Is the UK heading toward a Brexit data disaster?
- A Brexit deal was finally agreed, but how data will be transferred across the channel has yet to be agreed
- The UK is no longer within the realm of GDPR, the clock is now ticking on the UK becoming a ‘third country’ under EU rules
- This could be a disaster for UK tech companies and businesses dealing with EU citizen’s data
- Three-quarters of the UK’s international data flows are with the EU, spanning industries like finance, healthcare, tourism, manufacturing
When we think about the impact of Brexit on the UK and EU’s trade relationship, we might be quicker to imagine backed-up ports and supermarket price hikes, before we consider its impact on digital trade.
But the UK’s departure from the European Union also means an exit from the General Data Protection Regulation (GDPR), the bloc’s data privacy rules that have served as a model around the world since being introduced in 2018.
The fact is, though, that while the UK and EU finally managed to drag a trade deal over the line after years of negotiating, the transfer of personal data from the continent to the EU is an issue yet to be agreed upon.
By leaving the Union, the UK has exited the realm of GDPR, wherein data could flow freely between complying members. Of course, in a globalized world of digitally-enabled trade where data truly is the most valuable commodity, it’s in UK companies’ interests to ensure the flow and usability of that data across borders isn’t hindered.
To allow UK organizations to keep managing EU citizens’ personal data, then, new mechanisms must be set up to regulate data flows.
Currently, the EU is conducting a “data adequacy” assessment based on the UK’s data laws, and whether they are sufficiently in-line with the bloc’s own.
Up until July 1 2021 at the latest, data can be transferred and processed under previous GDPR conditions.
If adequacy status is not achieved within six months, however, the UK will become a ‘third country’ under the GDPR, which could be bad news for British tech companies especially, putting them at a disadvantage against global competitors.
But it would also be challenging for businesses based in the UK, for example, with staff working across the channel.
In this case, the UK would be forced to engage alternative mechanisms to make sure organizations can still legally process data belonging to EU citizens.
Businesses have been advised to consider preparing Standard Contract Clauses (SCCs).

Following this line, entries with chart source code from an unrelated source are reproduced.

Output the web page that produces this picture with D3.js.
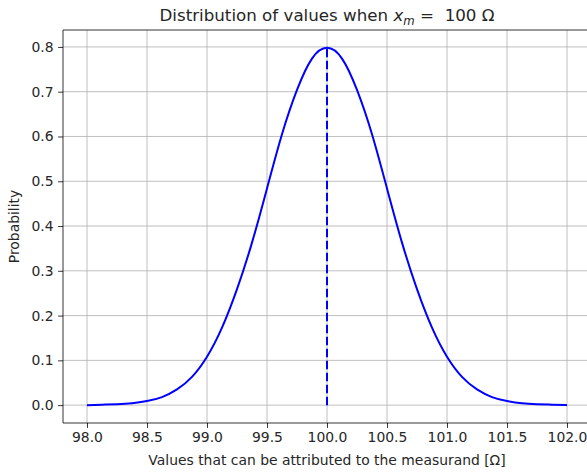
<!DOCTYPE html>
<html>
<head>
<meta charset="utf-8">
<script src="https://cdn.jsdelivr.net/npm/d3@7"></script>
<style>
  body { margin: 0; background: #fff; }
  text { font-family: "DejaVu Sans", sans-serif; fill: #262626; }
</style>
</head>
<body>
<svg id="chart" width="587" height="472"></svg>
<script>
// values (left half, mirrored around the mean below)
const xLeft = [98.0, 98.125, 98.25, 98.375, 98.5, 98.625, 98.75, 98.875, 99.0,
  99.125, 99.25, 99.375, 99.5, 99.625, 99.75, 99.875, 100.0];
const yLeft = [0.000, 0.001, 0.002, 0.004, 0.009, 0.018, 0.035, 0.063, 0.108,
  0.173, 0.259, 0.363, 0.484, 0.605, 0.704, 0.774, 0.798];
const meanValue = 100;
const peakValue = 0.798;
const xTicks = [98.0, 98.5, 99.0, 99.5, 100.0, 100.5, 101.0, 101.5, 102.0];
const yTicks = [0.0, 0.1, 0.2, 0.3, 0.4, 0.5, 0.6, 0.7, 0.8];

const data = xLeft.map((x, i) => ({ x: x, y: yLeft[i] }));
const right = xLeft.slice(0, -1).reverse().map((x, i) => ({
  x: 2 * meanValue - x,
  y: yLeft[xLeft.length - 2 - i]
}));
const curve = data.concat(right);

const margin = { left: 63, right: 591, top: 30, bottom: 423 };
const svg = d3.select("#chart");

const x = d3.scaleLinear().domain([97.8, 102.2]).range([margin.left, margin.right]);
const y = d3.scaleLinear().domain([-0.0399, 0.8378]).range([margin.bottom, margin.top]);

const g = svg.append("g");

// grid
g.selectAll(".gx").data(xTicks).enter().append("line")
  .attr("x1", d => x(d)).attr("x2", d => x(d))
  .attr("y1", margin.top).attr("y2", margin.bottom)
  .attr("stroke", "#b0b0b0").attr("stroke-width", 0.8);
g.selectAll(".gy").data(yTicks).enter().append("line")
  .attr("y1", d => y(d)).attr("y2", d => y(d))
  .attr("x1", margin.left).attr("x2", margin.right)
  .attr("stroke", "#b0b0b0").attr("stroke-width", 0.8);

// curve
const line = d3.line()
  .curve(d3.curveNatural)
  .x(d => x(d.x))
  .y(d => y(d.y));

g.append("path")
  .datum(curve)
  .attr("fill", "none")
  .attr("stroke", "#0000ff")
  .attr("stroke-width", 2)
  .attr("d", line);

// mean marker
g.append("line")
  .attr("x1", x(meanValue)).attr("x2", x(meanValue))
  .attr("y1", y(0)).attr("y2", y(peakValue))
  .attr("stroke", "#0000ff")
  .attr("stroke-width", 2)
  .attr("stroke-dasharray", "8.5,3.5");

// axes
const xAxis = d3.axisBottom(x).tickValues(xTicks).tickFormat(d3.format(".1f")).tickSizeOuter(0).tickSize(4.9).tickPadding(4.5);
const yAxis = d3.axisLeft(y).tickValues(yTicks).tickFormat(d3.format(".1f")).tickSizeOuter(0).tickSize(4.9).tickPadding(4.5);

const gx = svg.append("g").attr("transform", `translate(0,${margin.bottom})`).call(xAxis);
const gy = svg.append("g").attr("transform", `translate(${margin.left},0)`).call(yAxis);

[gx, gy].forEach(a => {
  a.select(".domain").remove();
  a.selectAll(".tick line").attr("stroke", "#000").attr("stroke-width", 0.8);
  a.selectAll(".tick text").style("font-size", "13.9px").attr("fill", "#262626")
    .style("font-family", "DejaVu Sans, sans-serif");
});

// spines
svg.append("path")
  .attr("d", `M${margin.right},${margin.top}H${margin.left}V${margin.bottom}H${margin.right}`)
  .attr("fill", "none")
  .attr("stroke", "#000").attr("stroke-width", 0.8);

// labels
svg.append("text")
  .attr("x", (margin.left + margin.right) / 2)
  .attr("y", 465)
  .attr("text-anchor", "middle")
  .style("font-size", "13.9px")
  .text("Values that can be attributed to the measurand [Ω]");

svg.append("text")
  .attr("transform", `translate(19,${(margin.top + margin.bottom) / 2}) rotate(-90)`)
  .attr("text-anchor", "middle")
  .style("font-size", "13.9px")
  .text("Probability");

const title = svg.append("text")
  .attr("x", (margin.left + margin.right) / 2)
  .attr("y", 21)
  .attr("text-anchor", "middle")
  .style("font-size", "16.7px");
title.append("tspan").text("Distribution of values when ");
title.append("tspan").style("font-style", "italic").text("x");
title.append("tspan").attr("dy", 3.5).style("font-size", "11.7px").style("font-style", "italic").text("m");
title.append("tspan").attr("dy", -3.5).attr("xml:space", "preserve").text(" =  100 Ω");
</script>
</body>
</html>
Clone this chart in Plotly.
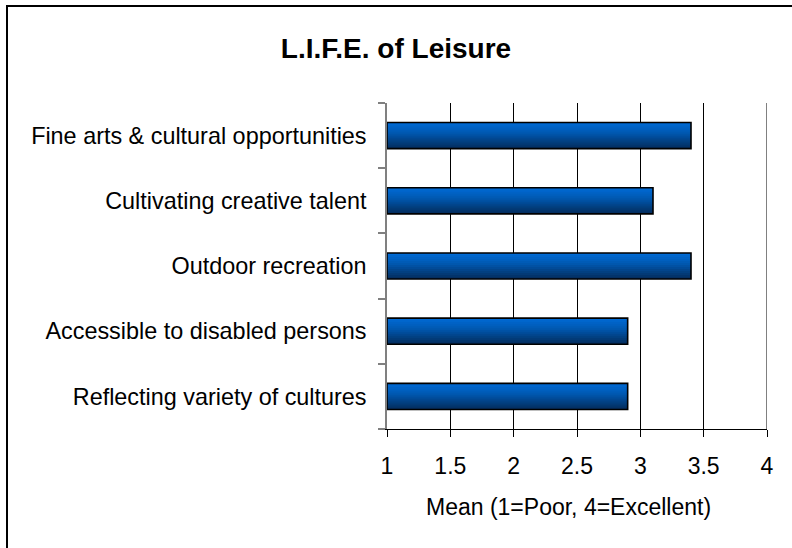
import plotly.graph_objects as go

# Data (bottom to top order on the axis)
categories = [
    "Reflecting variety of cultures",
    "Accessible to disabled persons",
    "Outdoor recreation",
    "Cultivating creative talent",
    "Fine arts & cultural opportunities",
]
means = [2.9, 2.9, 3.4, 3.1, 3.4]
x_ticks = [1, 1.5, 2, 2.5, 3, 3.5, 4]
x_tick_labels = ["1", "1.5", "2", "2.5", "3", "3.5", "4"]

title_text = "<b>L.I.F.E. of Leisure</b>"
x_title = "Mean (1=Poor, 4=Excellent)"

FONT = "Liberation Sans, Arial, sans-serif"
BASE = 1.0
BAR_W = 0.4
X_MAX = x_ticks[-1]

# vertical gradient colours (top -> bottom)
top_rgb = (0, 106, 212)
mid_rgb = (0, 88, 176)
bot_rgb = (4, 46, 96)
N = 13


def lerp(a, b, t):
    return tuple(int(round(a[k] + (b[k] - a[k]) * t)) for k in range(3))


band_colors = []
for i in range(N):
    t = i / (N - 1)
    if t < 0.4:
        c = lerp(top_rgb, mid_rgb, t / 0.4)
    else:
        c = lerp(mid_rgb, bot_rgb, (t - 0.4) / 0.6)
    band_colors.append("rgb(%d,%d,%d)" % c)

lengths = [m - BASE for m in means]

fig = go.Figure()
h = BAR_W / N
# nested bands: drawn bottom (full bar) first, each later band covers the upper part
for i in reversed(range(N)):
    fig.add_trace(go.Bar(
        y=categories, x=lengths, base=BASE, orientation="h",
        offset=BAR_W / 2 - (i + 1) * h, width=(i + 1) * h,
        marker=dict(color=band_colors[i], line=dict(width=0)),
        showlegend=False, hoverinfo="skip",
    ))
# outline
fig.add_trace(go.Bar(
    y=categories, x=lengths, base=BASE, orientation="h",
    offset=-BAR_W / 2, width=BAR_W,
    marker=dict(color="rgba(0,0,0,0)", line=dict(color="black", width=1.6)),
    showlegend=False,
    customdata=means,
    hovertemplate="%{y}: %{customdata}<extra></extra>",
))

L, R, T, B = 387, 25, 103, 119
W, H = 792, 548
pw, ph = W - L - R, H - T - B

fig.update_layout(
    width=W, height=H,
    margin=dict(l=L, r=R, t=T, b=B),
    barmode="overlay",
    paper_bgcolor="white", plot_bgcolor="white",
    font=dict(family=FONT, color="black", size=23),
    title=dict(text=title_text, x=0.5, xanchor="center", xref="container",
               y=1 - 48 / H, yanchor="middle",
               font=dict(family=FONT, size=28, color="black")),
    xaxis=dict(
        range=[1, X_MAX], tickvals=x_ticks, ticktext=x_tick_labels,
        showgrid=True, gridcolor="#000000", gridwidth=1,
        showline=True, linecolor="black", linewidth=1,
        ticks="outside", ticklen=7, tickcolor="black", tickwidth=1,
        zeroline=False, ticklabelstandoff=9,
        tickfont=dict(size=23),
    ),
    yaxis=dict(
        type="category", categoryorder="array", categoryarray=categories,
        showgrid=False, showline=True, linecolor="#808080", linewidth=1.5,
        ticks="outside", tickson="boundaries", ticklen=7,
        tickcolor="#808080", tickwidth=1.5,
        ticklabelstandoff=14, tickfont=dict(size=23.4),
        range=[-0.5, 4.5],
    ),
    annotations=[dict(
        text=x_title, xref="paper", yref="paper", x=0.5, xshift=-9,
        y=-(507 - (H - B)) / ph, xanchor="center", yanchor="middle",
        showarrow=False, font=dict(size=23),
    )],
    shapes=[
        # last grid line at the right edge of the plot area
        dict(type="line", xref="x", yref="paper", x0=X_MAX, x1=X_MAX, y0=0, y1=1,
             line=dict(color="black", width=1), layer="below"),
        # chart border
        dict(type="rect", xref="paper", yref="paper",
             x0=(7 - L) / pw, x1=(W + 20 - L) / pw,
             y0=-(H + 20 - (H - B)) / ph, y1=(H - B - 6) / ph,
             line=dict(color="black", width=2), fillcolor="rgba(0,0,0,0)",
             layer="above"),
    ],
)

fig.write_html(
    "out.html",
    config={"displayModeBar": False},
    post_script="document.body.style.margin='0';"
                "document.documentElement.style.overflow='hidden';",
)
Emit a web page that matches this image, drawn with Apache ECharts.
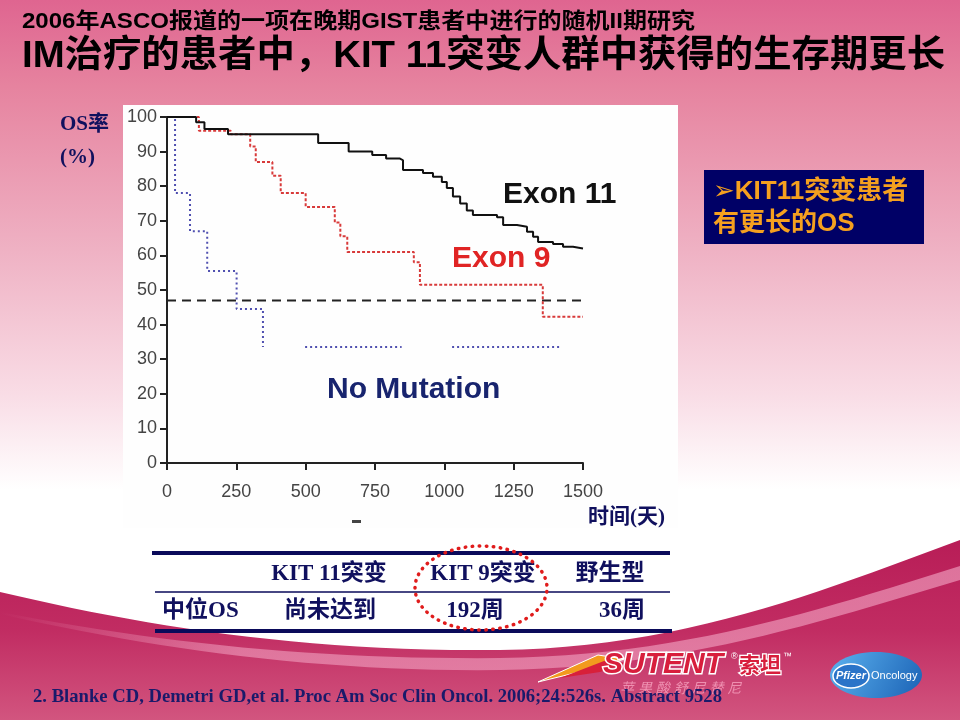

These are agreements that the European Commission has ruled offer sufficient safeguards, ie. are GDPR-compliant, to data transferred internationally, outside of the European Union.
However, SCCs have to be signed by the sender and receiver of data in a specific contract, which adds a significant technical and legal burden. Costs of SCCs at a company-wide scale are high and could cost UK businesses US$2.1 billion if required at a large-scale.
Stephen Woodford, chief executive of the Advertising Association, said: “There are still many unanswered questions surrounding the future relationship on services, which are key to the success of our economy and make up the largest proportion of UK exports.
“The hard work of navigating these new arrangements in the midst of a global pandemic starts now, with many questions still to be resolved.”
According to research cited by ZDNet, three-quarters of the UK’s international data flows are with the EU, spanning industries like finance, healthcare, tourism, manufacturing — pretty much every industry would be significantly impacted by severance from free-flowing data overseas.
The UK government has said “we see no reason” why the country shouldn’t be awarded adequacy status, due to its current data laws largely mirroring the EU’s GDPR.
But this has been seen as optimistic, with the UK’s Data Protection Act sat alongside a controversial surveillance law called the Investigatory Powers Act (IPA), which enables the UK government to collect and retain certain citizen data in ways the EU ruled unlawful.
For UK businesses and the tech industry, a lot rides on the next six months.